Video: The Closest NM Mountain Lake Fit to Paddle ‘Round…

Written by Mark T Fiedler - The Mark and Sheila Team
August 2nd, 2010

Fenton Lake State Park is located at 7900 feet elevation in the Jemez Mountains, about 65 miles Northwest of Rio Rancho,  and about 10 miles off NM Route 4. The park consists of 700 acres of Ponderosa Pine forest and high mountain meadow land, plus about 35 acres of lake. The fishing’s good, and the lake’s stocked regularly with rainbow and brown trout.
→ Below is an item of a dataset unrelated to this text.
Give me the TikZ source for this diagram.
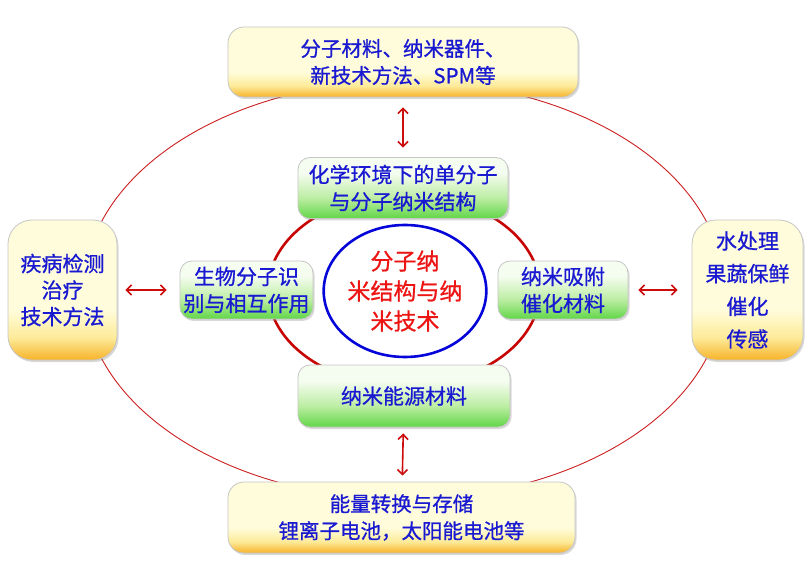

Supposedly, the fishing’s even better during the winter, (through 2 feet of ice) but I doubt I’ll ever verify that… Small boats are allowed on the lake, but only paddle-powered ones.

There’s a great campground in the park, with 40 developed sites – some with hookups, a playground, a group shelter and restrooms.

Although Cochiti Lake is a shorter distance from Rio Rancho (and a much larger lake), if you want more of a mountain-with-pine-trees environment in which to do some fishing and paddling, Fenton Lake’s the closest.

Watch as the foliage changes with elevation…It’s pretty interesting… Keep your eye out for the hummingbird too!

Video: Soda Dam in the Jemez Mountains of New Mexico

Written by Mark T Fiedler - The Mark and Sheila Team
July 27th, 2010

Located about half way between Jemez Springs and Battleship Rock, Soda Dam is an unusual geologic structure located alongside Route 4 in the Jemez Mountains. The dam was formed over thousands of years by depositing of minerals – primarily calcium carbonate, in minute layers to eventually build this magnificent structure. The dam partially blocks the Jemez River, sometimes creating a pool upstream. The materials were deposited on the dam by groundwater which seeped into the natural fault located nearby, was heated by volcanic rock deep in the earth, and which carried the dissolved minerals and gases back to the surface.

A number of active springs within the dam structure continue to carve small caves and streak the surface with color from various trace minerals.

Video: The back road to the Jemez Mountains

Written by Mark T Fiedler - The Mark and Sheila Team
July 26th, 2010

So, you’re up for a little drive in the mountains… If you head west out of the northern end of Rio Rancho on Hwy 550, within a few minutes you’ll hit New Mexico Route 4 and San Ysidro. Route 4 is the 64 mile long main road through the Jemez Mountains connecting the Albuquerque / Rio Rancho area with the Jemez Pueblo, Los Alamos and the Bandelier National Monument.

A few miles north of San Isidro you will find the Canon de San Diego region, with its stunning red rock formations and dirt, rich with iron. The Jemez Pueblo is located here, although tribal laws do not permit photography of the pueblo or its people.

A few miles north of the pueblo, if you’re really paying attention, you will see a turnoff to the left (west) for Highway 485 – a 1 ½ – 2 lane back way into the Jemez Mountains. Although Route 4 is a quicker and wider road than 485, I find myself taking the road less traveled almost every time. The road crosses the Jemez River and goes up a narrow, steep rock canyon, following the Rio Guadalupe. A few miles in you will encounter the Gilman Tunnels. These 2 tunnels were originally built in the 1920’s to accommodate a logging railroad. Just past the tunnels, the pavement ends. In fact, there is a gate across the road at that point which is often closed well into May because of snow and poor road conditions until the spring and summer heat dries things out. The road is rough, but the vistas of the mountain meadows are worth the bumpy ride.

Once you complete the loop and rejoin Route 4, you will be within a short distance of 3 more of the region’s star attractions – Fenton Lake, Battleship Rock and Soda Dam.

Battleship Rock is easily seen from the road and is worth a stop. The large exposed rock face emulates the bow of a large ship – hence the name. The striking, 200 foot tall natural formation of welded volcanic ash is studded with glass-like obsidian rock. A river runs through the day-use picnic area at the base, and hiking trails abound.